Emerging social media platforms all face a cash flow barrier in their early stages. The creators will have undoubtedly considered all the above amendments/developments to Pinterest’s current state, but financing such innovation is costly. Having said that, they seem to be developing a strong commerical arm to the operation, which some are finding questionable. I say good on ‘em, but here’s why it’s contentious: ‘Pinsanity’.
Why do I like Pinterest enough to blog about it? Well, there’s a lot of Wasted Time (Strike 3, I’m out) on social media sites these days, when people are just there for the sake of it. Exploring what makes people tick can never be a waste of time, it makes us all more rounded human beings and helps us live life the way we want to.

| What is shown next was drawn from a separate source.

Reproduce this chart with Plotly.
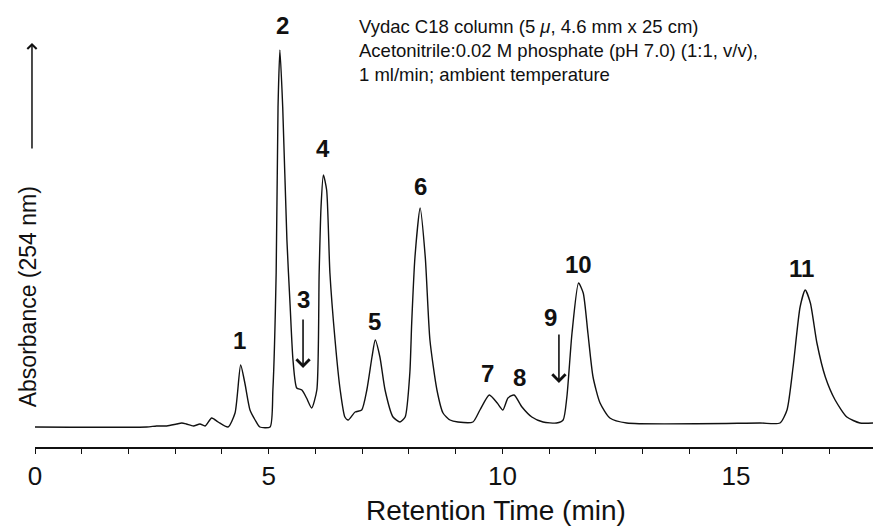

Pinterest gives extraordinary insight into what makes a person who they are (or a brand what it is), and that is what could make it the most commercially successful of all the social media platforms. This is where brands that jump on the Pinterest bandwagon will benefit. Showing your company’s breadth of expertise through intelligent pinning, getting under the skin of and interacting with users (ideally in a way not explicitly motivated by self-promotion), and ensuring your business’s presence leads to traffic to your main site and SEO will all be of huge benefit to a brand. Pinterest also presents an opportunity to build a brand profile and give users a real insight into the way you work, who you work with, and for and what everyone else thinks of you. For some, it won’t be the right fit, but all businesses should be showing an interest in Pinterest.